While we have an almost detailed representation of the topography of the continents, the oceanic abyss is still, luckily, a great mystery. An abyss is an absorptive and open space; it is a place that embraces memory, preserving but also mutating it. It has existed for a very long time, but its ability to diversify and recondition its internal parts tends towards the future. This unfathomable container, fertile for the practice of a milieu-specific philosophy, can be a useful tool for speculation on different, non-terrestrial models of existence. The oceanic abyss is truly unknown, and unknowing can be a rare resource. In this realm of meaning, causality and intelligibility of organic processes are obfuscated by masses of liquid, noisy material. Here, the enormousness of space seems to be an obstacle to human penetration. In effect, this obscure gap in our model of the Earth arouses the poetic imagination. Working with the underwater world lets us encounter otherness, and is a good starting point for the imaginative process. The vampire squid is a deep-sea cephalopod that lives in the aphotic depths of mesopelagic and bathypelagic waters, 600 to 3000 m below sea level. These layers of ocean are perfectly dark and under very high pressure. The vampire squid inhabits the oxygen minimum zone, which makes it unique among complex organisms. Its relatively small body, reaching about 13 cm, resembles a jellyfish. Thanks to photophores scattered on its skin, the latter acts as a screen transmitting color messages addressed mainly to individuals of the same species. Using the analysis of the vampire squid presented as the antithesis of humanity in Vilem Flusser and Louis Bec’s publication Vampyrotheuthis Infernalis, the mobile app Vampy seeks a countermodel and transgressive example in the animated world in order to create new interrelated modes, structures and categories meditating the human encounter with other species. The mobile app works much like Tamagotchi, where one has to perform actions to communicate with and take care of a virtual vampire squid. The application will be made for Android and iOS using Flutter. An additional idea is to use the phone as a beacon, which would allow phones nearby with the Vampy app installed to send messages to each other via Bluetooth.

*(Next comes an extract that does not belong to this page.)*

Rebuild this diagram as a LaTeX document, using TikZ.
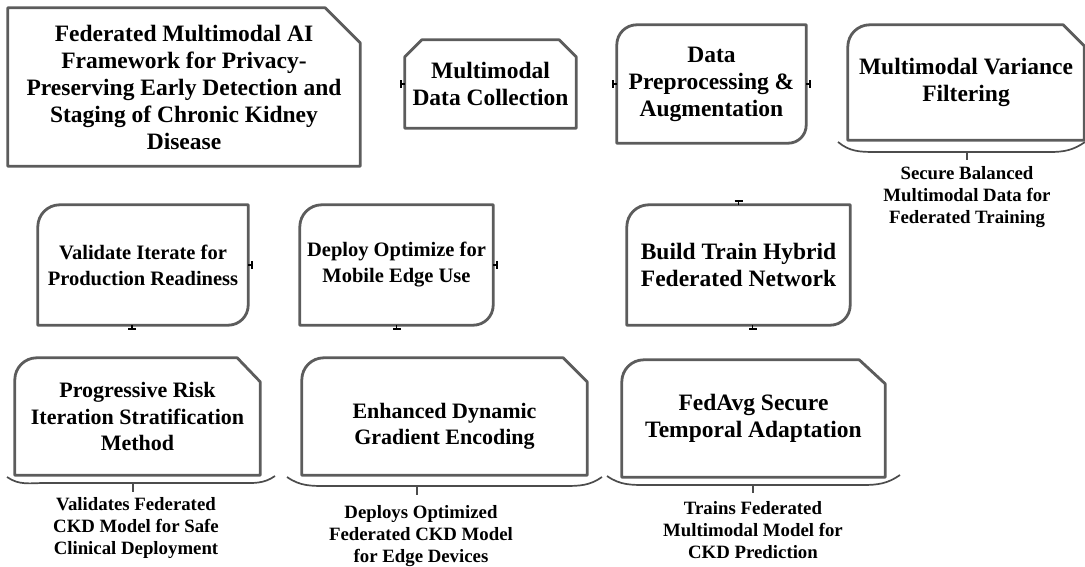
\documentclass[tikz,border=0pt]{standalone}
\usepackage{fontspec}
\setmainfont{Liberation Serif}
\usetikzlibrary{positioning}
\usetikzlibrary{arrows.meta}

\begin{document}
\begin{tikzpicture}[x=1pt,y=1pt,
	boxline/.style={draw=black!64, line width=2.8pt, line join=round},
	braceline/.style={draw=black!70, line width=1.7pt},
	stub/.style={-{Bar[width=8pt,line width=2pt]}, line width=1.8pt},
	bigtxt/.style={font=\bfseries\fontsize{23.5}{27}\selectfont, align=center, inner sep=0pt},
	midtxt/.style={font=\bfseries\fontsize{22}{26.5}\selectfont, align=center, inner sep=0pt},
	smalltxt/.style={font=\bfseries\fontsize{20.5}{26}\selectfont, align=center, inner sep=0pt},
	captxt/.style={font=\bfseries\fontsize{18.8}{22}\selectfont, align=center, inner sep=0pt}]
				\useasboundingbox (0,0) rectangle (1085,566);

				% first row
				\node[bigtxt, minimum width=352pt, minimum height=158pt] (frame) at (184,479) {Federated Multimodal AI\\Framework for Privacy-\\Preserving Early Detection and\\Staging of Chronic Kidney\\Disease};
				\node[bigtxt, minimum width=171pt, minimum height=88pt] (collect) at (490.5,482) {Multimodal\\Data Collection};
				\node[bigtxt, minimum width=189pt, minimum height=118pt] (prep) at (711.5,482) {Data\\Preprocessing \&\\Augmentation};
				\node[bigtxt, minimum width=236pt, minimum height=115pt] (filter) at (966,483.5) {Multimodal Variance\\Filtering};

				% second row
				\node[smalltxt, minimum width=210pt, minimum height=120pt] (validate) at (143,301) {Validate Iterate for\\Production Readiness};
				\node[smalltxt, minimum width=193pt, minimum height=120pt] (deploy) at (396.5,301) {Deploy Optimize for\\Mobile Edge Use};
				\node[bigtxt, minimum width=223pt, minimum height=120pt] (build) at (738.5,301) {Build Train Hybrid\\Federated Network};

				% third row
				\node[midtxt, minimum width=245pt, minimum height=117pt] (risk) at (137.5,149.5) {Progressive Risk\\Iteration Stratification\\Method};
				\node[midtxt, minimum width=285pt, minimum height=117pt] (grad) at (444.5,149.5) {\rule{0pt}{35pt}Enhanced Dynamic\\Gradient Encoding};
				\node[bigtxt, minimum width=263pt, minimum height=117pt] (fedavg) at (753.5,147.5) {FedAvg Secure\\Temporal Adaptation};

				% outlines
				\draw[boxline] (frame.north west) -- ([xshift=-35pt]frame.north east) -- ([yshift=-35pt]frame.north east) -- (frame.south east) -- (frame.south west) -- cycle;
				\draw[boxline] ([yshift=-17pt]collect.north west) -- ([xshift=17pt]collect.north west) -- ([xshift=-17pt]collect.north east) -- ([yshift=-17pt]collect.north east) -- (collect.south east) -- (collect.south west) -- cycle;
				\draw[boxline] ([yshift=-20pt]prep.north west) arc[start angle=180,end angle=90,radius=20pt] -- (prep.north east) -- ([yshift=18pt]prep.south east) arc[start angle=0,end angle=-90,radius=18pt] -- (prep.south west) -- cycle;
				\draw[boxline] ([yshift=-22pt]filter.north west) arc[start angle=180,end angle=90,radius=22pt] -- ([xshift=-21pt]filter.north east) -- ([yshift=-21pt]filter.north east) -- (filter.south east) -- (filter.south west) -- cycle;
				\draw[boxline] ([yshift=-22pt]validate.north west) arc[start angle=180,end angle=90,radius=22pt] -- (validate.north east) -- ([yshift=20pt]validate.south east) arc[start angle=0,end angle=-90,radius=20pt] -- (validate.south west) -- cycle;
				\draw[boxline] ([yshift=-22pt]deploy.north west) arc[start angle=180,end angle=90,radius=22pt] -- (deploy.north east) -- ([yshift=20pt]deploy.south east) arc[start angle=0,end angle=-90,radius=20pt] -- (deploy.south west) -- cycle;
				\draw[boxline] ([yshift=-22pt]build.north west) arc[start angle=180,end angle=90,radius=22pt] -- (build.north east) -- ([yshift=20pt]build.south east) arc[start angle=0,end angle=-90,radius=20pt] -- (build.south west) -- cycle;
				\draw[boxline] ([yshift=-22pt]risk.north west) arc[start angle=180,end angle=90,radius=22pt] -- ([xshift=-23pt]risk.north east) -- ([yshift=-24pt]risk.north east) -- (risk.south east) -- (risk.south west) -- cycle;
				\draw[boxline] ([yshift=-22pt]grad.north west) arc[start angle=180,end angle=90,radius=22pt] -- ([xshift=-24pt]grad.north east) -- ([yshift=-24pt]grad.north east) -- (grad.south east) -- (grad.south west) -- cycle;
				\draw[boxline] ([yshift=-22pt]fedavg.north west) arc[start angle=180,end angle=90,radius=22pt] -- ([xshift=-26pt]fedavg.north east) -- ([yshift=-24pt]fedavg.north east) -- (fedavg.south east) -- (fedavg.south west) -- cycle;

				% braces and outputs
				\node[captxt] (capfilter) at (967,369) {Secure Balanced\\Multimodal Data for\\Federated Training};
				\node[captxt] (caprisk) at (136,38) {Validates Federated\\CKD Model for Safe\\Clinical Deployment};
				\node[captxt] (capgrad) at (421,30) {Deploys Optimized\\Federated CKD Model\\for Edge Devices};
				\node[captxt] (capfed) at (753,36) {Trains Federated\\Multimodal Model for\\CKD Prediction};

				\coordinate (bfilter) at (967,414);
				\coordinate (brisk) at (133,83);
				\coordinate (bgrad) at (417,80);
				\coordinate (bfed) at (753,81);
				\draw[braceline] (838,424) to[out=-40,in=180] (875,414) -- (1050,414) to[out=0,in=215] (1085,424);
				\draw[braceline] (7,89) to[out=-35,in=180] (45,83) -- (240,83) to[out=0,in=215] (275,90);
				\draw[braceline] (287,89) to[out=-35,in=180] (327,80) -- (565,80) to[out=0,in=215] (602,89);
				\draw[braceline] (607,90) to[out=-35,in=180] (647,81) -- (863,81) to[out=0,in=215] (900,91);
				\draw[braceline] (bfilter) -- ++(0,-8);
				\draw[braceline] (brisk) -- ++(0,-9);
				\draw[braceline] (bgrad) -- ++(0,-9);
				\draw[braceline] (bfed) -- ++(0,-8);

				% connection stubs
				\coordinate[left=5pt of collect.west] (tcollect);
				\coordinate[left=5pt of prep.west] (tprepin);
				\coordinate[right=5pt of prep.east] (tprepout);
				\coordinate[right=5pt of validate.east] (tvalidate);
				\coordinate[below=5pt of validate.south, xshift=-11pt] (bvalidate);
				\coordinate[right=5pt of deploy.east] (tdeploy);
				\coordinate[below=5pt of deploy.south] (bdeploy);
				\coordinate[above=5pt of build.north] (tbuild);
				\coordinate[below=5pt of build.south, xshift=14pt] (bbuild);
				\path[stub]
				(collect.west) edge (tcollect)
				(prep.west) edge (tprepin)
				(prep.east) edge (tprepout)
				(validate.east) edge (tvalidate)
				([xshift=-11pt]validate.south) edge (bvalidate)
				(deploy.east) edge (tdeploy)
				(deploy.south) edge (bdeploy)
				(build.north) edge (tbuild)
				([xshift=14pt]build.south) edge (bbuild);
\end{tikzpicture}
\end{document}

Vilem Flusser and Louis Bec dedicated their philosophical fable “Vampyrotheuthis Infernalis”, published in 1987, to the intelligent aquatic animal, and created a context of critical displacement in order to enable comparative analysis of humans and the vampire squid. The environmental background of vampyrotheuthian existence is crucial to keep in mind when developing a perspective that is almost the opposite of the human existence in the world: “We would be crushed by the pressure of its abyss, and it would suffocate in the air that we breathe.” According to Flusser and Bec, the materiality of the environment influences modes of orientation in the world and impacts knowledge production. The mobile application Vampy is a subversive strategy that uses new technologies and the schema of popular gameplay to smuggle in reflection on inter-species relations. It simulates an encounter in which Vampy is a parasitical actor. By floating in the depths and controlling the water, the vampire squid proposes terrestrial detachment and freedom. As an invincible underwater villain, the animal expresses vital and powerful energies of the underwater world. At the same time, Vampy is petted, carried, caressed, and babysat. Moreover, Vampy offers affection and emotional engagement, but in fact the animal is not real and because of that probably cannot be trusted. Interaction with Vampy, a flawed mediator, exposes the fact that the relationship between species was established on wrong principles, but on the other hand, that interspecies connections are always complex and full of vibrations. Thinking about these issues helps us not to dwell on established realms and to look for other ways to reconnect with other species.